As mentioned, there are many questions to be answered by the PAP and AIM – how is it that a company with a $2 paid-up capital, with no prior experience in running such a system, a company apparently without any staff or office space or even a decent email account facility (despite being “in business for 20 years”) is awarded a contract worth not a small sum of money?
How is it that AIM was awarded the contract even though it submitted its bid one week after the closing date?
Why were there, apparently, such scant information given to potential bidders in the tender notice?
How is it that “being backed by the PAP” is a tender requirement, or an advantage in bidding for such a contract? Is the PAP a renowned expert, or made up of experts, in such IT systems? To cite “being backed by the PAP” as an advantage in awarding the contract is in fact a very questionable thing to do, especially when one of the bidders is indeed “fully owned” by the PAP.

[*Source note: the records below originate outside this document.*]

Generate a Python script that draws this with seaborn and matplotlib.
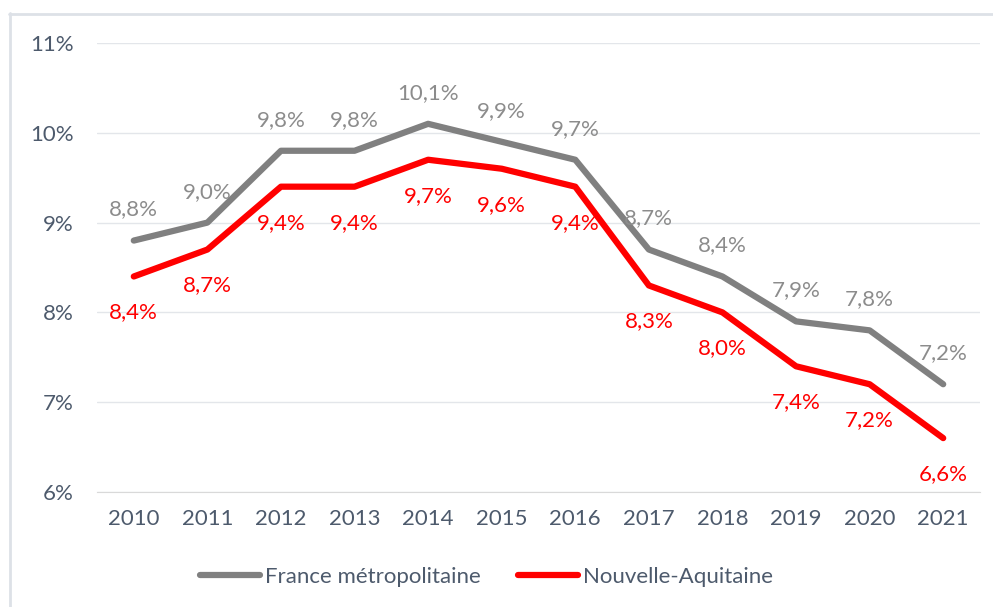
import pandas as pd
import seaborn as sns
import matplotlib.pyplot as plt
from matplotlib.lines import Line2D
from matplotlib.ticker import FixedLocator, FuncFormatter

years = [2010, 2011, 2012, 2013, 2014, 2015, 2016, 2017, 2018, 2019, 2020, 2021]
france = [8.8, 9.0, 9.8, 9.8, 10.1, 9.9, 9.7, 8.7, 8.4, 7.9, 7.8, 7.2]
nouvelle_aquitaine = [8.4, 8.7, 9.4, 9.4, 9.7, 9.6, 9.4, 8.3, 8.0, 7.4, 7.2, 6.6]
series_names = ["France métropolitaine", "Nouvelle-Aquitaine"]
colors = ["#808080", "#ff0000"]

df = pd.DataFrame({
    "year": list(range(len(years))) * 2,
    "value": france + nouvelle_aquitaine,
    "serie": [series_names[0]] * len(years) + [series_names[1]] * len(years),
})

sns.set_style("white")
plt.rcParams["font.family"] = ["Lato", "DejaVu Sans"]
text_col = "#4d5a6c"
fs = 16

fig = plt.figure(figsize=(9.93, 6.07), dpi=100)
ax = fig.add_axes([97 / 993, 1 - 492 / 607, (980 - 97) / 993, (492 - 43) / 607])

sns.lineplot(data=df, x="year", y="value", hue="serie", palette=colors,
             linewidth=4.5, ax=ax, legend=False, solid_capstyle="round")

ax.set_xlim(-0.5, len(years) - 0.5)
ax.set_ylim(6, 11)
ax.set_yticks([6, 7, 8, 9, 10, 11])
ax.yaxis.set_major_formatter(FuncFormatter(lambda v, p: f"{v:.0f}%"))
ax.set_xticks(range(len(years)))
ax.set_xticklabels([str(y) for y in years])
ax.xaxis.set_minor_locator(FixedLocator([i - 0.5 for i in range(len(years) + 1)]))
ax.tick_params(axis="x", which="major", length=0, pad=12, labelsize=fs, labelcolor=text_col)
ax.tick_params(axis="x", which="minor", length=6, color="#d9d9d9", width=1, direction="out")
ax.tick_params(axis="y", length=0, pad=17, labelsize=fs, labelcolor=text_col)
ax.set_xlabel("")
ax.set_ylabel("")
ax.grid(axis="y", color="#e3e6ea", linewidth=1)
for s in ["top", "right", "left"]:
    ax.spines[s].set_visible(False)
ax.spines["bottom"].set_color("#d9d9d9")

for i, v in enumerate(france):
    ax.annotate(f"{v:.1f}%".replace(".", ","), (i, v), xytext=(0, 31),
                textcoords="offset pixels", ha="center", va="center",
                fontsize=fs, color="#8c8c8c")
for i, v in enumerate(nouvelle_aquitaine):
    ax.annotate(f"{v:.1f}%".replace(".", ","), (i, v), xytext=(0, -36),
                textcoords="offset pixels", ha="center", va="center",
                fontsize=fs, color="#ff0000")

handles = [Line2D([0], [0], color=c, linewidth=4.5, solid_capstyle="round") for c in colors]
fig.legend(handles, series_names, loc="center", bbox_to_anchor=(0.49, 1 - 577 / 607),
           ncol=2, frameon=False, fontsize=fs, labelcolor=text_col,
           handlelength=2.7, handletextpad=0.2, columnspacing=1.7)

# light frame around the chart
fig.add_artist(Line2D([9.5 / 993, 9.5 / 993], [0, 1 - 13 / 607], color="#dde1e7", linewidth=2))
fig.add_artist(Line2D([9 / 993, 1], [1 - 13.5 / 607, 1 - 13.5 / 607], color="#dde1e7", linewidth=2))

plt.savefig("out.png", dpi=100)
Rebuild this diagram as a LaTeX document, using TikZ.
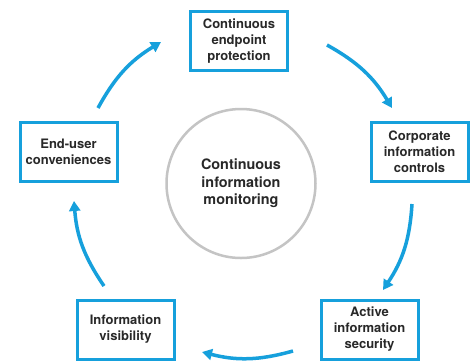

Ms Fu and Mr Puthucheary have completely missed the issues, as you can see – and they are serious matters of public interests.
I am therefore quite aghast that the minister and the MP apparently do not see the serious issues involved here, and instead seem to suggest that the matter is simply one of whose responsibility it is to run or manage the town council.
The computer system is, presumably, being used by the other PAP town councils presently. If and when any of these town councils should come into the hands of any of the opposition parties, residents’ interests would again be put in jeopardy if and when AIM chooses again to exercise its termination clause.
The question is not one of who terminates the service first – for the termination clause allows AIM and the town council to do so anyway. But being a PAP-owned company, it is hard to fathom that AIM would be or would want to be of service to opposition town councils; or that an opposition town council would want to engage the services of a PAP-owned company.
The question therefore is not about this. Terminating the service to opposition town councils could be taken as a given.
The main question is one of an apparent conflict of interests in awarding the contract for such a service to a company owned by a political party with a vested interest in the running of town councils.
Ms Fu, Mr Puthucheary and Dr Teo Ho Pin surely couldn’t have missed this point.
So, why not address these matters head-on, instead of obfuscating the matter by harping on irrelevant points?
To answer Ms Fu's question which she raised in her note - "Why take aim at AIM?" - the answer is: Isn't it obvious?